"I want to install Informatica BDM in a node of a CDH cluster."
As per Informatica, one has to install BDM either in a single node environment or cluster environment. Since you say you have a cluster, then you need to install BDM binaries in all the nodes, and not only in one node of the cluster.
"I am not certain about how many nodes cluster should I create..."
Is it a new Hadoop Implementation project or an Existing one for which you want to have Informatica Big Data implementation?

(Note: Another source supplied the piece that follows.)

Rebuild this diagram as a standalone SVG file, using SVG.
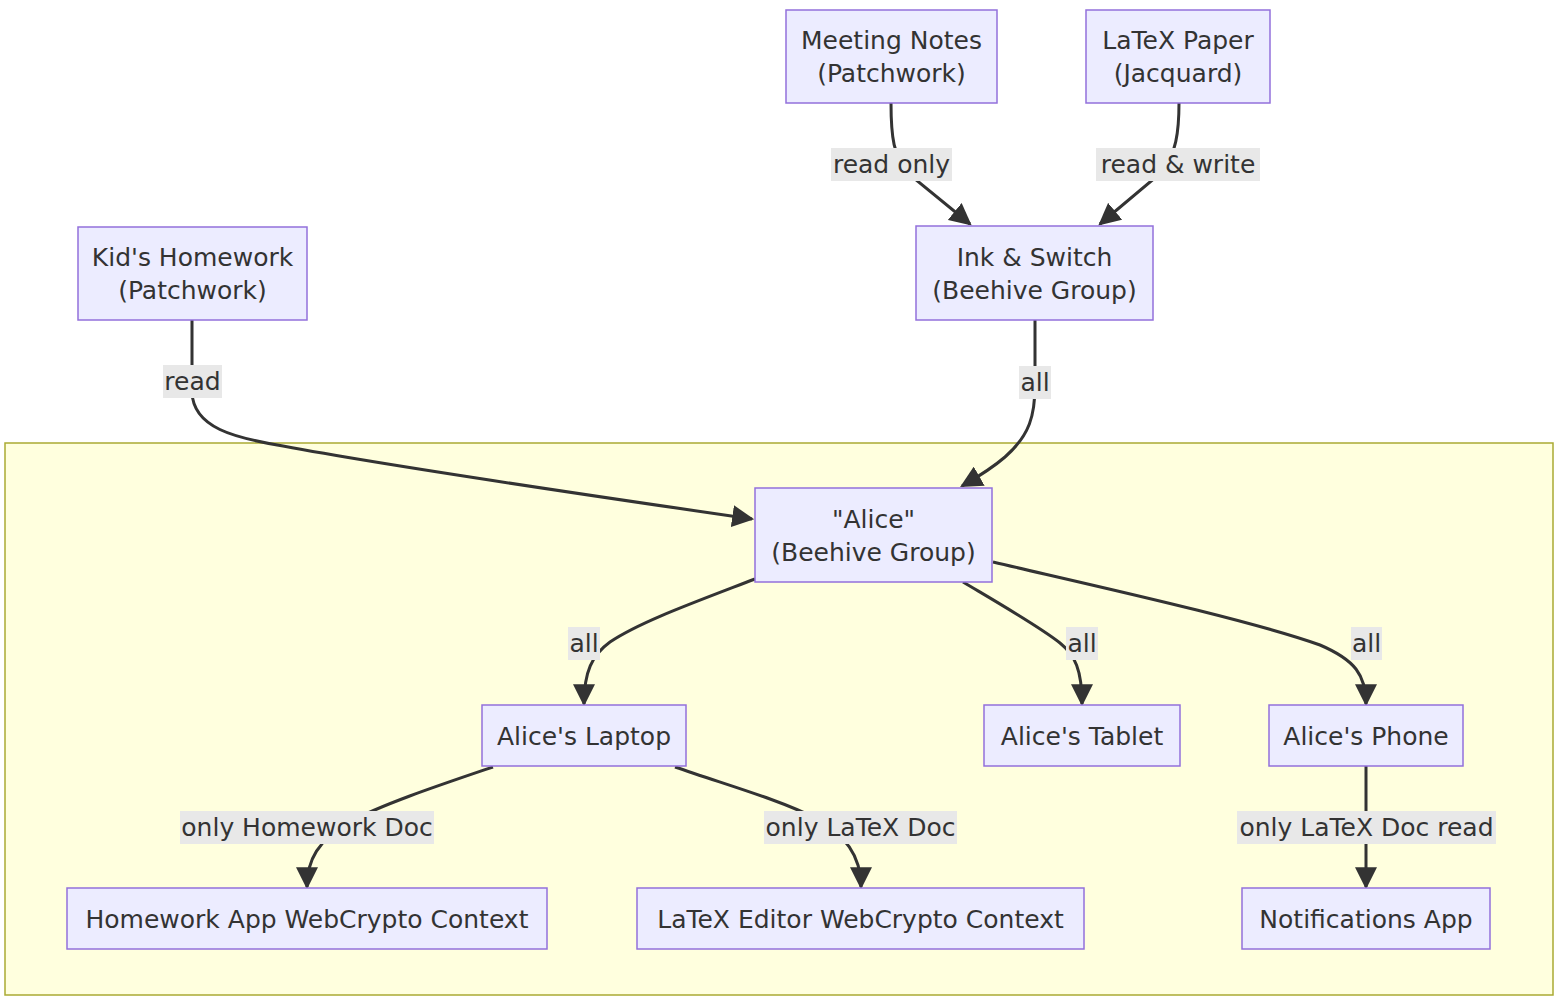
<svg xmlns="http://www.w3.org/2000/svg" width="1558" height="1000" viewBox="0 0 1558 1000">
<style>
.node rect{fill:#ECECFF;stroke:#9370DB;stroke-width:1.5}
.node text,.lbl text{font-family:"DejaVu Sans","Liberation Sans",sans-serif;font-size:25px;fill:#333;text-anchor:middle;dominant-baseline:central}
.edge{fill:none;stroke:#333;stroke-width:3;marker-end:url(#arr)}
.lbl rect{fill:#e8e8e8}
.cluster{fill:#ffffde;stroke:#aaaa33;stroke-width:1.5}
</style>
<defs>
<marker id="arr" viewBox="0 0 10 10" refX="9" refY="5" markerUnits="userSpaceOnUse" markerWidth="22" markerHeight="22" orient="auto">
<path d="M0,0 L10,5 L0,10 z" fill="#333"/>
</marker>
</defs>
<rect width="1558" height="1000" fill="#fff"/>
<g id="cluster-alice"><rect class="cluster" x="5" y="443" width="1548" height="552"/></g>
<g id="connectors">
<path class="edge" d="M891,103 C891,135 893,158 910,175 L970,224"/>
<path class="edge" d="M1179,103 C1179,132 1176,154 1162,172 L1100,224"/>
<path class="edge" d="M192,320 L192,392 C193,428 235,438 283,446 C400,468 600,497 752,519"/>
<path class="edge" d="M1035,320 L1035,385 C1035,415 1030,435 1005,457 C990,470 976,478 962,486"/>
<path class="edge" d="M755,579 C690,604 640,622 610,642 C592,655 584,672 584,704"/>
<path class="edge" d="M963,582 C1000,604 1040,627 1060,643 C1075,655 1082,670 1082,704"/>
<path class="edge" d="M993,562 C1100,587 1250,620 1320,645 C1355,660 1366,675 1366,704"/>
<path class="edge" d="M493,767 C440,785 380,805 350,822 C318,840 307,860 307,887"/>
<path class="edge" d="M675,767 C730,786 780,800 815,818 C845,835 861,855 861,887"/>
<path class="edge" d="M1366,766 L1366,887"/>
</g>
<g id="edge-labels">
<g class="lbl"><rect x="831" y="148" width="121" height="33"/><text x="891.5" y="164.5">read only</text></g>
<g class="lbl"><rect x="1096" y="148" width="164" height="33"/><text x="1178" y="164.5">read &amp; write</text></g>
<g class="lbl"><rect x="163" y="365" width="59" height="33"/><text x="192.5" y="381.5">read</text></g>
<g class="lbl"><rect x="1019" y="366" width="32" height="33"/><text x="1035" y="382.5">all</text></g>
<g class="lbl"><rect x="568" y="627" width="32" height="33"/><text x="584" y="643.5">all</text></g>
<g class="lbl"><rect x="1066" y="627" width="32" height="33"/><text x="1082" y="643.5">all</text></g>
<g class="lbl"><rect x="1351" y="627" width="31" height="33"/><text x="1366.5" y="643.5">all</text></g>
<g class="lbl"><rect x="180" y="811" width="254" height="33"/><text x="307" y="827.5">only Homework Doc</text></g>
<g class="lbl"><rect x="764" y="811" width="193" height="33"/><text x="860.5" y="827.5">only LaTeX Doc</text></g>
<g class="lbl"><rect x="1237" y="811" width="259" height="33"/><text x="1366.5" y="827.5">only LaTeX Doc read</text></g>
</g>
<g id="meeting-notes" class="node"><rect x="786" y="10" width="211" height="93"/><text x="891.5" y="40">Meeting Notes</text><text x="891.5" y="73">(Patchwork)</text></g>
<g id="latex-paper" class="node"><rect x="1086" y="10" width="184" height="93"/><text x="1178" y="40">LaTeX Paper</text><text x="1178" y="73">(Jacquard)</text></g>
<g id="kids-homework" class="node"><rect x="78" y="227" width="229" height="93"/><text x="192.5" y="257">Kid's Homework</text><text x="192.5" y="290">(Patchwork)</text></g>
<g id="ink-switch" class="node"><rect x="916" y="226" width="237" height="94"/><text x="1034.5" y="257">Ink &amp; Switch</text><text x="1034.5" y="290">(Beehive Group)</text></g>
<g id="alice" class="node"><rect x="755" y="488" width="237" height="94"/><text x="873.5" y="519">"Alice"</text><text x="873.5" y="552">(Beehive Group)</text></g>
<g id="alice-laptop" class="node"><rect x="482" y="705" width="204" height="61"/><text x="584" y="736">Alice's Laptop</text></g>
<g id="alice-tablet" class="node"><rect x="984" y="705" width="196" height="61"/><text x="1082" y="736">Alice's Tablet</text></g>
<g id="alice-phone" class="node"><rect x="1269" y="705" width="194" height="61"/><text x="1366" y="736">Alice's Phone</text></g>
<g id="homework-app" class="node"><rect x="67" y="888" width="480" height="61"/><text x="307" y="919">Homework App WebCrypto Context</text></g>
<g id="latex-editor" class="node"><rect x="637" y="888" width="447" height="61"/><text x="860.5" y="919">LaTeX Editor WebCrypto Context</text></g>
<g id="notifications-app" class="node"><rect x="1242" y="888" width="248" height="61"/><text x="1366" y="919">Notifications App</text></g>
</svg>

To understand how to make a hardware capacity plan for setting up Hadoop node clusters, the following has to be known.
- Size and Budget
- Business Services Requirements
- Technical Services Requirements
- Utilization and Optimization Plan
I presume that the sizing of the Hadoop cluster is usually done by the respective Big Data team. While sizing the Hadoop cluster, one should also consider the data volume that the final users will process on the cluster. The answer to this question will lead you to determine how many machines (nodes) you need in your cluster to process the input data efficiently and determine the disk/memory capacity of each one. All calculations are done based on various formulae available in determining the no of nodes, node storage, and Data Node Process and Data Node task tracker memory besides OS and HDFS memory.
Reach out to the Hadoop team to know the number of nodes in the Hadoop cluster (if it's new, or even the existing ones).